▸ Written instruction:
Beginning with the opening line of the entries, return every line through the one containing "Chart.register(...registerables);", both included, and nothing else. Omit pictures.

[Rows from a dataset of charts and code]
┌──
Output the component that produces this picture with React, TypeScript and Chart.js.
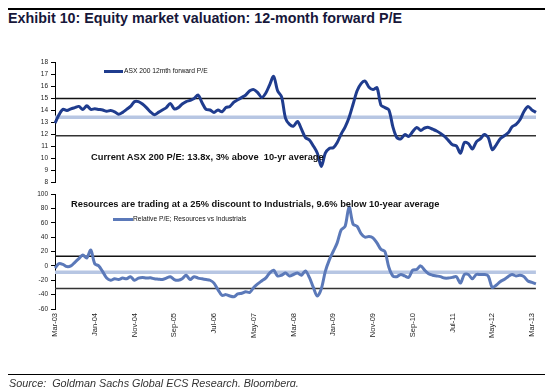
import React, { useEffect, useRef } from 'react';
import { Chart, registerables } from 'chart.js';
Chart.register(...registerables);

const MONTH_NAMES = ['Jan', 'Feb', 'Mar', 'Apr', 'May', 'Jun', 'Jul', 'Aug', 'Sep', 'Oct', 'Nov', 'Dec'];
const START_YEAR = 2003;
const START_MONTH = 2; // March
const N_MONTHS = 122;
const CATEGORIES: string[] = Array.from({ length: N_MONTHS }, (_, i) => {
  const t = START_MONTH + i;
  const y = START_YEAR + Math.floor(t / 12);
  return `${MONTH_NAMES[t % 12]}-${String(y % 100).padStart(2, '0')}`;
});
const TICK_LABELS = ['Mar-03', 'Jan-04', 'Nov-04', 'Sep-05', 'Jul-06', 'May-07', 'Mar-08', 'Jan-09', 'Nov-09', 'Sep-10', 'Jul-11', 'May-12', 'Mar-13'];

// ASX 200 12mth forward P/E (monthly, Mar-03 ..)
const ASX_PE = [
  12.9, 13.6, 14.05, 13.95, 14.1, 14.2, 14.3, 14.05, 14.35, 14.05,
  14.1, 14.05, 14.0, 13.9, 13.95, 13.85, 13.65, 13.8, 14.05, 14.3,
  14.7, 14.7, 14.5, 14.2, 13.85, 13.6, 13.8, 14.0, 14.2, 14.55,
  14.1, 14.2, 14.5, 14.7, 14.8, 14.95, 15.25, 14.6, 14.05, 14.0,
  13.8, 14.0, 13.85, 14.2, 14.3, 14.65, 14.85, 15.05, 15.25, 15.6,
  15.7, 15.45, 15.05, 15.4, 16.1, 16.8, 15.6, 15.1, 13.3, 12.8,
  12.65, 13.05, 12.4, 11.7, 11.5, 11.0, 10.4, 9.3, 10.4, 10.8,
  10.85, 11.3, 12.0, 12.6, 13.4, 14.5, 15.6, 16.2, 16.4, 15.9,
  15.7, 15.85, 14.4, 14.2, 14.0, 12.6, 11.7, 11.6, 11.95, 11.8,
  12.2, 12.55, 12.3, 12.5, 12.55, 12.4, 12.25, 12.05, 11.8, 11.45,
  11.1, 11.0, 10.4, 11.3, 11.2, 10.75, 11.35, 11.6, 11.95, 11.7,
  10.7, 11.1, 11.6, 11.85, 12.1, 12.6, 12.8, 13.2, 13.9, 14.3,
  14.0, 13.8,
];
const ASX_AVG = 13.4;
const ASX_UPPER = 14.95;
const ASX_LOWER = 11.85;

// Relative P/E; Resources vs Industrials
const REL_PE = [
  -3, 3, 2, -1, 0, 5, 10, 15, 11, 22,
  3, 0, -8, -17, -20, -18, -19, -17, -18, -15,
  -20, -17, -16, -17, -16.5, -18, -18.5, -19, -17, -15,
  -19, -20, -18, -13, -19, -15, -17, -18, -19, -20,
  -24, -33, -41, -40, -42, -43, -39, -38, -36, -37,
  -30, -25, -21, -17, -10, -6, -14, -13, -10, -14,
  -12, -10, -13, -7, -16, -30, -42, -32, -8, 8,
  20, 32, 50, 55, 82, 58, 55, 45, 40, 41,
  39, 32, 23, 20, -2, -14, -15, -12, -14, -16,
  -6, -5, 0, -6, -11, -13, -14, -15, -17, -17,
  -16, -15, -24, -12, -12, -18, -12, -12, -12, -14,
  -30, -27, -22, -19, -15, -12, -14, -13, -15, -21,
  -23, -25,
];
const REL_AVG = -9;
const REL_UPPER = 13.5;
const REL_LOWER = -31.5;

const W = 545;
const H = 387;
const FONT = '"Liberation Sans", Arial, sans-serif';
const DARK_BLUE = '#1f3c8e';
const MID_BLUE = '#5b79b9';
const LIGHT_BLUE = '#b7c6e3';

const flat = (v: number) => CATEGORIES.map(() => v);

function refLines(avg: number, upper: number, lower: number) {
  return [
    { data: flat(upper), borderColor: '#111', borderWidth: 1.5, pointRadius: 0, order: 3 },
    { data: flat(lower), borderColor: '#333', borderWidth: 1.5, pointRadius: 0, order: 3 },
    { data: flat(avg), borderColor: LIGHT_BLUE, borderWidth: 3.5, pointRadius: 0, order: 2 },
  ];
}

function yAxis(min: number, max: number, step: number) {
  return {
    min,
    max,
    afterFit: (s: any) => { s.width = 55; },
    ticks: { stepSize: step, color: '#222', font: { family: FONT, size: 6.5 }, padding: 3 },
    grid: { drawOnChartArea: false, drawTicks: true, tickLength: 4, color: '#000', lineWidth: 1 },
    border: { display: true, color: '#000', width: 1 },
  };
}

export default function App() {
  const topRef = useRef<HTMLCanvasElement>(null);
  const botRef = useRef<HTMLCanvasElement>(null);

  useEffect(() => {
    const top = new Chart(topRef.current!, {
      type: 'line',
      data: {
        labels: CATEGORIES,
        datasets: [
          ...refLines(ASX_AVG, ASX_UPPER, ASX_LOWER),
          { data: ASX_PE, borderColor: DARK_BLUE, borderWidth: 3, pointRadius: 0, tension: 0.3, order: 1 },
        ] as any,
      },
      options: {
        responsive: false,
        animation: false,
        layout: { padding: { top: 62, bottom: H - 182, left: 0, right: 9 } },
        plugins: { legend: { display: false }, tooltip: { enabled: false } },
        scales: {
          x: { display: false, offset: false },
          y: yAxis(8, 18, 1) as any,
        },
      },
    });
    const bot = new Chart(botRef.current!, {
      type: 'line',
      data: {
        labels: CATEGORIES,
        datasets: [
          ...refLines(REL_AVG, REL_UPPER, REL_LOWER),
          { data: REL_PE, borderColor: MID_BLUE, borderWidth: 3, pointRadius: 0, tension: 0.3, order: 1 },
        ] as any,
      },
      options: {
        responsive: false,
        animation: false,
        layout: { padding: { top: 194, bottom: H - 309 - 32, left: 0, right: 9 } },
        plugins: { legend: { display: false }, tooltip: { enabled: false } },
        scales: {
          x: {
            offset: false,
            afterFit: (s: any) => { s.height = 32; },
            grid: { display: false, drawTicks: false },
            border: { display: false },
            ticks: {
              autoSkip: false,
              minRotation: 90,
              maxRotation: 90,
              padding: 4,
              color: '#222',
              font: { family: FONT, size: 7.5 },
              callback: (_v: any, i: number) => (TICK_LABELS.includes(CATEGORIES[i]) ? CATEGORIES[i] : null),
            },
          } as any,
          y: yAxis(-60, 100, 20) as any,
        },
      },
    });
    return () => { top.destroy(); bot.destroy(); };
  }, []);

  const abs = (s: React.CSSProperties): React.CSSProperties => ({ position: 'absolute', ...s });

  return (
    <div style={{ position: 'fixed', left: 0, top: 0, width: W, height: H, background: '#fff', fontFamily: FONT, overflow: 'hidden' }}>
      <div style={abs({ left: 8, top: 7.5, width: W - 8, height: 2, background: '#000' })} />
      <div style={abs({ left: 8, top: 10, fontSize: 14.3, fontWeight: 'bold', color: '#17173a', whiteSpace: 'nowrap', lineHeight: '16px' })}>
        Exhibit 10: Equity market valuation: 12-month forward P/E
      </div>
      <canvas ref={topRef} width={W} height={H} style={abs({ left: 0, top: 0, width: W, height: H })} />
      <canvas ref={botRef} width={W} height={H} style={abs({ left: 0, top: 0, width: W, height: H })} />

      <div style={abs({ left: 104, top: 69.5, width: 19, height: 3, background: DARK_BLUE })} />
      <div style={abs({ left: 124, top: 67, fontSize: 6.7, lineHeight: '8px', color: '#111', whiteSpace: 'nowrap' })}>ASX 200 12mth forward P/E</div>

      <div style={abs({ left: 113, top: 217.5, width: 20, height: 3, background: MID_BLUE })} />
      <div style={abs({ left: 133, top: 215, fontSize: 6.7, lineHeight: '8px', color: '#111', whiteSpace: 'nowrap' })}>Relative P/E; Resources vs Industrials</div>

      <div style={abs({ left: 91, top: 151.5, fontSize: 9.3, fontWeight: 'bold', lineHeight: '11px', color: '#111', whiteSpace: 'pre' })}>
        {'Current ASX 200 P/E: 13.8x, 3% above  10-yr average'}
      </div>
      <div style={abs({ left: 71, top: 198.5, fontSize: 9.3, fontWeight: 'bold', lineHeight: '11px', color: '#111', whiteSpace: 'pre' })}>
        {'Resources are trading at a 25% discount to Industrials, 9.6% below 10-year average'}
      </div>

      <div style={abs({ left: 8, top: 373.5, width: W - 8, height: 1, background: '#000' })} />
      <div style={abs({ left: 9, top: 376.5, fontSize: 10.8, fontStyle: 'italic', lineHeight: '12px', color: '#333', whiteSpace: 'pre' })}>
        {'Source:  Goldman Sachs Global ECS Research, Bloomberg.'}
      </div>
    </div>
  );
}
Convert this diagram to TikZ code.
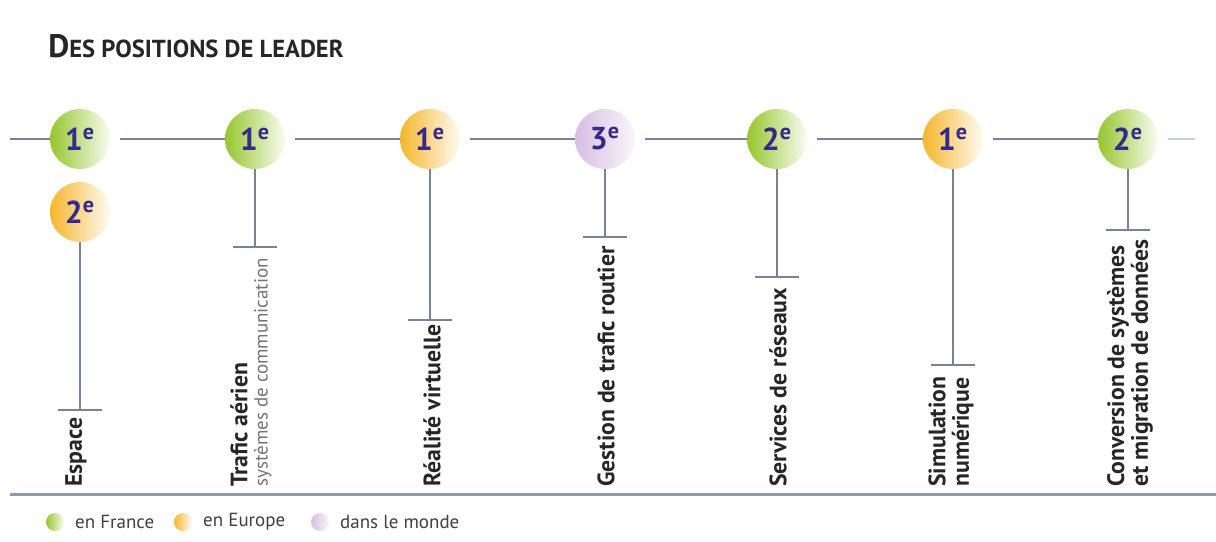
└──
▸ Exercise answer:
Output the component that produces this picture with React, TypeScript and Chart.js.
import React, { useEffect, useRef } from 'react';
import { Chart, registerables } from 'chart.js';
Chart.register(...registerables);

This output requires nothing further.